Iraqi general, 3 officers killed in ISIS ambush

In this Monday, April 20, 2015 photo, two Sunni fighters overlook an ISIS group-held village on the other side of the frontline in northern Iraq.

In this Monday, April 20, 2015 photo, two Sunni fighters overlook an ISIS group-held village on the other side of the frontline in northern Iraq.


Fighters from the Islamic State of Iraq and Syria (ISIS) group ambushed an Iraqi army convoy on Friday with a bulldozer packed with explosives, killing the commander of the Iraqi 1st Division and three of his staff officers north of Fallujah, said military officials.

The suicide bomber attacked the convoy of Humvees and then militants opened fire, killing Brig. Gen. Hassan Abbas Toufan, a colonel and two lieutenant colonels in the Nadhem al-Taqseem region, said a member of the division and an intelligence officer. There was no initial count on the number of soldiers killed in the attack. The officials spoke on condition of anonymity because they were not authorized to speak to the press.

The attack represents a setback for the Iraqi army which is embroiled in a fierce battle to reconquer western Anbar province, which has been under the control of the extremist ISIS group for the past year. Fighting has been focused on the provincial capital of Ramadi, where the government had been making slow progress.

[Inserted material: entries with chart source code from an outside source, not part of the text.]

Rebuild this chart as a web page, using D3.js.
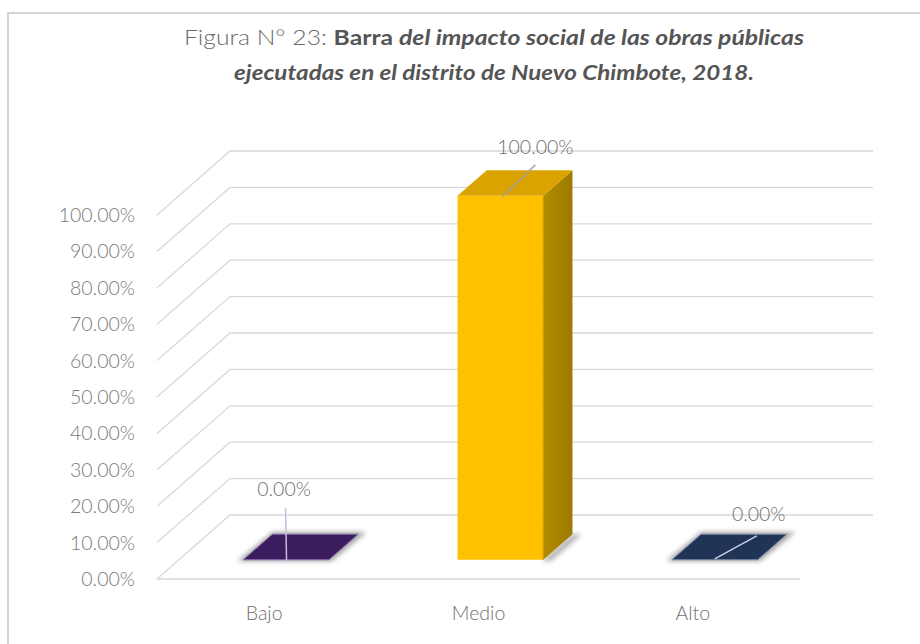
<!DOCTYPE html>
<html>
<head>
<meta charset="utf-8">
<script src="https://cdn.jsdelivr.net/npm/d3@7"></script>
<style>
  html, body { margin: 0; padding: 0; background: #ffffff; }
  svg { display: block; }
</style>
</head>
<body>
<svg id="chart" width="920" height="644"></svg>
<script>
// ---- data ----
const categories = ["Bajo", "Medio", "Alto"];
const values = [0.0, 1.0, 0.0];
const valueLabels = ["0.00%", "100.00%", "0.00%"];
const tickValues = [0, 0.1, 0.2, 0.3, 0.4, 0.5, 0.6, 0.7, 0.8, 0.9, 1.0];
const titleLine1 = [
  { text: "Figura N° 23: ", weight: 300, style: "normal" },
  { text: "Barra ", weight: 700, style: "normal" },
  { text: "del impacto social de las obras públicas", weight: 700, style: "italic" }
];
const titleLine2 = "ejecutadas en el distrito de Nuevo Chimbote, 2018.";

// ---- layout / style ----
const FONT = "Lato, 'Open Sans', sans-serif";
const floorLeft = 157, floorRight = 800, floorY = 579;
const plotH = 364;
const depthX = 73, depthY = -64;
const barD0 = 0.3, barD1 = 0.7, barWidthFrac = 0.4;
const barColors = [
  { front: "#3b1c5e", top: "#3b1c5e", side: "#2a1245", edge: "#8a70b0", leader: "#c9bde0" },
  { front: "#ffc000", top: "#dba300", side: "#a98300", edge: "#c89a00", leader: "#a0a0a0" },
  { front: "#1f3457", top: "#1f3457", side: "#14233d", edge: "#7d8aa3", leader: "#c8d0de" }
];
// label offsets relative to bar top-centre (style)
const labelCfg = [
  { lx0: -0.5, ly0: -52, lx1: 0.5, ly1: 2, tx: -2, ty: -71 },
  { lx0: 2, ly0: 1, lx1: 35, ly1: -31, tx: 35, ty: -49 },
  { lx0: 0, ly0: -1, lx1: 42, ly1: -24, tx: 44, ty: -46 }
];

const svg = d3.select("#chart");

// frame
svg.append("rect").attr("x", 8).attr("y", 13).attr("width", 940).attr("height", 660)
  .attr("fill", "#ffffff").attr("stroke", "#d4d4d4").attr("stroke-width", 2);

// shadow filter
const defs = svg.append("defs");
const f = defs.append("filter").attr("id", "blur").attr("x", "-30%").attr("y", "-60%").attr("width", "160%").attr("height", "220%");
f.append("feGaussianBlur").attr("stdDeviation", 2.5);
const sideGrad = defs.append("linearGradient").attr("id", "sideGrad").attr("x1", "0").attr("y1", "0").attr("x2", "1").attr("y2", "0");
sideGrad.append("stop").attr("offset", "0").attr("stop-color", "#b38b00");
sideGrad.append("stop").attr("offset", "1").attr("stop-color", "#9c7a00");

const x = d3.scaleBand().domain(categories).range([floorLeft, floorRight]).paddingInner(0).paddingOuter(0);
const y = d3.scaleLinear().domain([0, 1]).range([floorY, floorY - plotH]);

function P(px, v, d) { return [px + d * depthX, y(v) + d * depthY]; }
const line = d3.line();

// ---- gridlines (side wall + back wall) ----
const grid = svg.append("g");
tickValues.forEach(t => {
  const a = P(floorLeft, t, 0), b = P(floorLeft, t, 1), c = P(floorRight, t, 1);
  grid.append("path").attr("d", line([a, b, c])).attr("fill", "none")
    .attr("stroke", "#d9d9d9").attr("stroke-width", 1.3);
});
// floor front edge
grid.append("path").attr("d", line([P(floorLeft, 0, 0), P(floorRight, 0, 0)]))
  .attr("fill", "none").attr("stroke", "#d9d9d9").attr("stroke-width", 1.3);

// ---- y axis labels ----
svg.append("g").selectAll("text").data(tickValues).join("text")
  .attr("x", 135).attr("y", d => y(d))
  .attr("dy", "0.36em")
  .attr("text-anchor", "end")
  .attr("font-family", FONT).attr("font-weight", 300)
  .attr("font-size", 19.5).attr("fill", "#7a7a7a")
  .text(d => d3.format(".2%")(d));

// ---- category labels ----
svg.append("g").selectAll("text").data(categories).join("text")
  .attr("x", d => x(d) + x.bandwidth() / 2).attr("y", floorY + 34)
  .attr("dy", "0.36em").attr("text-anchor", "middle")
  .attr("font-family", FONT).attr("font-weight", 300)
  .attr("font-size", 19.5).attr("fill", "#707070")
  .text(d => d);

// ---- bars ----
const bars = svg.append("g");
categories.forEach((cat, i) => {
  const v = values[i];
  const cx = x(cat) + x.bandwidth() / 2;
  const w = x.bandwidth() * barWidthFrac;
  const xl = cx - w / 2, xr = cx + w / 2;
  const col = barColors[i];
  const g = bars.append("g");
  const topFace = [P(xl, v, barD0), P(xr, v, barD0), P(xr, v, barD1), P(xl, v, barD1)];
  if (v > 0) {
    // shadow on floor
    g.append("path").attr("d", line([P(xr, 0, barD0 - 0.02), P(xr + 9, 0, barD0 - 0.02), P(xr + 9, 0, barD1), P(xr, 0, barD1)]) + "Z")
      .attr("fill", "#8a8a8a").attr("opacity", 0.7).attr("filter", "url(#blur)");
    const front = [P(xl, 0, barD0), P(xr, 0, barD0), P(xr, v, barD0), P(xl, v, barD0)];
    const side = [P(xr, 0, barD0), P(xr, 0, barD1), P(xr, v, barD1), P(xr, v, barD0)];
    g.append("path").attr("d", line(side) + "Z").attr("fill", "url(#sideGrad)");
    g.append("path").attr("d", line(front) + "Z").attr("fill", col.front);
    g.append("path").attr("d", line(topFace) + "Z").attr("fill", col.top);
    g.append("path").attr("d", line([P(xr, 0, barD0), P(xr, v, barD0)])).attr("stroke", "#c99700").attr("stroke-width", 1);
  } else {
    const sh = [P(xl - 4, v, barD0 - 0.02), P(xr + 4, v, barD0 - 0.02), P(xr + 6, v, barD1 + 0.03), P(xl - 2, v, barD1 + 0.03)];
    g.append("path").attr("d", line(sh) + "Z").attr("fill", "#808080").attr("opacity", 0.75).attr("filter", "url(#blur)");
    g.append("path").attr("d", line(topFace) + "Z").attr("fill", col.top)
      .attr("stroke", col.edge).attr("stroke-width", 1);
  }
});

// ---- data labels with leader lines ----
const lab = svg.append("g");
categories.forEach((cat, i) => {
  const v = values[i];
  const cx = x(cat) + x.bandwidth() / 2;
  const base = P(cx, v, barD0);
  const c = labelCfg[i];
  lab.append("line")
    .attr("x1", base[0] + c.lx0).attr("y1", base[1] + c.ly0)
    .attr("x2", base[0] + c.lx1).attr("y2", base[1] + c.ly1)
    .attr("stroke", barColors[i].leader).attr("stroke-width", 1.5);
  lab.append("text")
    .attr("x", base[0] + c.tx).attr("y", base[1] + c.ty)
    .attr("dy", "0.36em").attr("text-anchor", "middle")
    .attr("font-family", FONT).attr("font-weight", 300)
    .attr("font-size", 19.5).attr("fill", "#6f6f6f")
    .text(valueLabels[i]);
});

// ---- title ----
const t1 = svg.append("text").attr("x", 494).attr("y", 45).attr("text-anchor", "middle")
  .attr("font-family", FONT).attr("font-size", 21).attr("fill", "#5f5f5f");
titleLine1.forEach(s => {
  t1.append("tspan").attr("font-weight", s.weight).attr("font-style", s.style)
    .attr("fill", s.weight === 300 ? "#6a6a6a" : "#555555").text(s.text);
});
t1.attr("textLength", 620).attr("lengthAdjust", "spacingAndGlyphs");
svg.append("text").attr("x", 494).attr("y", 80).attr("text-anchor", "middle")
  .attr("font-family", FONT).attr("font-size", 21).attr("font-weight", 700)
  .attr("font-style", "italic").attr("fill", "#555555")
  .attr("textLength", 520).attr("lengthAdjust", "spacingAndGlyphs")
  .text(titleLine2);
</script>
</body>
</html>
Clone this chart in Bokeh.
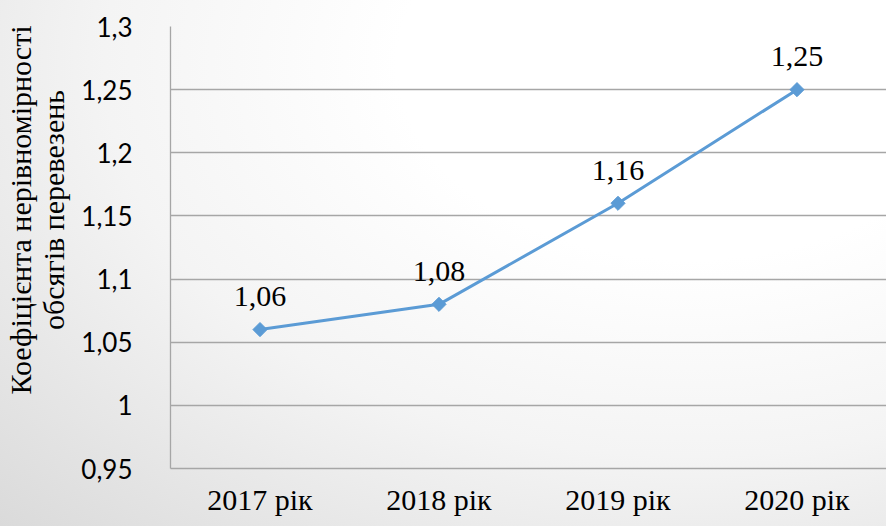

Earlier on Friday, the army had recaptured the important al-Houz bridge over the Euphrates in western Ramadi, which had served as a primary supply route for the militants, according to police Col. Mahdi Abbas.

The security situation in Ramadi sharply deteriorated after the ISIS group seized three villages around the city, forcing an estimated 100,000 to flee their homes. Many had just started to return in the past few days as Iraqi soldiers and police have been able to secure the center of Ramadi and push the militants back from some areas of the city.

During the weekly Friday prayer, Iraq’s most revered Shiite cleric, Grand Ayatollah Ali al-Sistani urged the country’s politicians to end all disputes in order to confront the political, economic and security challenges facing the country.

“It is important that the brothers (the politicians) should come out with final and drastic solutions for the problems,” said al-Sistani’s representative during a sermon Friday in the holy Shiite city of Karbala.

Many Iraqis blame the rivalries among the country’s political leadership for the humiliating defeat suffered by government forces in the past year at the hands of the ISIS militants that control large sections of the north and west of the country.

In Friday’s violence, police officials said a bomb exploded near an outdoor market in the Sunni town of Tarmiyah, north of Baghdad, killing four people and wounding eight.

A bomb near a courthouse killed three people and wounded nine in the town of Mahmoudiyah, south of Baghdad.

Medical officials confirmed the death toll. All officials spoke on condition of anonymity because they are not authorized to speak to the media.

No group immediately claimed responsibility for the attacks.